Edward Soja
Edward William Soja (born 1940, in Bronx (New York City), U.S.) is a postmodern political geographer and urban planner on the faculty at UCLA, where he is Distinguished Professor of Urban Planning, and the London School of Economics. He has a Ph.D. from Syracuse University. His early research focused on planning in Kenya.
In addition to his readings of American feminist cultural theorist bell hooks (b.1952), and French intellectual Michel Foucault (1926–1984), Professor Ed Soja's greatest contribution to spatial theory and the field of cultural geography is his use of the work of French Marxist urban sociologist Henri Lefebvre (1901–1991), author of The Production of Space (1974). Soja has updated Lefebvre's concept of the spatial triad with his own concept of spatial trialectics which includes thirdspace, or spaces that are both real and imagined.
Soja focuses his critical postmodern analysis of space and society, or what he calls spatiality, on the people and places of Los Angeles. In 2010 the University of Minnesota Press has released his latest book, focused on Spatial justice.
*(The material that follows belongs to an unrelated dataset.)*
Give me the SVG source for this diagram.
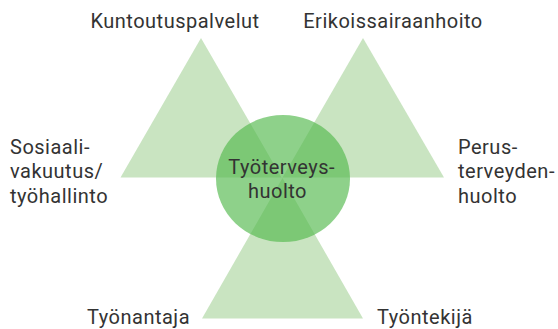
<svg xmlns="http://www.w3.org/2000/svg" width="558" height="329" viewBox="0 0 558 329">
<style>
.tri{fill:#c9e4c1}
.hub{fill:rgb(84,185,78);fill-opacity:0.66}
text{font-family:Roboto,"Liberation Sans",sans-serif;font-size:20px;letter-spacing:0.5px;fill:#333}
.m{text-anchor:middle}
</style>
<rect width="558" height="329" fill="#fff"/>
<g id="kuntoutuspalvelut">
<polygon class="tri" points="201,38 281.5,177.5 120.5,177.5"/>
<text class="m" x="175" y="28">Kuntoutuspalvelut</text>
</g>
<g id="erikoissairaanhoito">
<polygon class="tri" points="363,38 444,177.5 282.5,177.5"/>
<text class="m" x="393" y="28">Erikoissairaanhoito</text>
</g>
<g id="tyonantaja-tyontekija">
<polygon class="tri" points="282.5,178 363,318.5 202,318.5"/>
<text x="87" y="323.5">Työnantaja</text>
<text x="377" y="323.5">Työntekijä</text>
</g>
<g id="sosiaalivakuutus">
<text x="10" y="154">Sosiaali-</text>
<text x="10" y="178">vakuutus/</text>
<text x="10" y="202.5">työhallinto</text>
</g>
<g id="perusterveydenhuolto">
<text x="458" y="154">Perus-</text>
<text x="458" y="178">terveyden-</text>
<text x="458" y="202.5">huolto</text>
</g>
<g id="tyoterveyshuolto">
<ellipse class="hub" cx="283" cy="178.5" rx="67" ry="63.5"/>
<text class="m" x="281.7" y="174">Työterveys-</text>
<text class="m" x="277.5" y="198">huolto</text>
</g>
</svg>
Soja has collaborated on research and writing with, most notably, Professor Allen J. Scott (UCLA), Michael Storper (UCLA, LSE), Fredric Jameson (Duke University), David Harvey (Johns Hopkins, CUNY), and various faculty in the departments of Urban Planning, Architecture, Policy Studies, and Geography at UCLA. Soja's research assistants for his latest work, Seeking Spatial Justice (2010), include Mustafa Dikec, Joe Boski, Tom Kemeny, Walter Nichols, Alfonso Hernandez-Marquez, Stefano Bloch, Ava Bromberg, and Konstantina Soureli.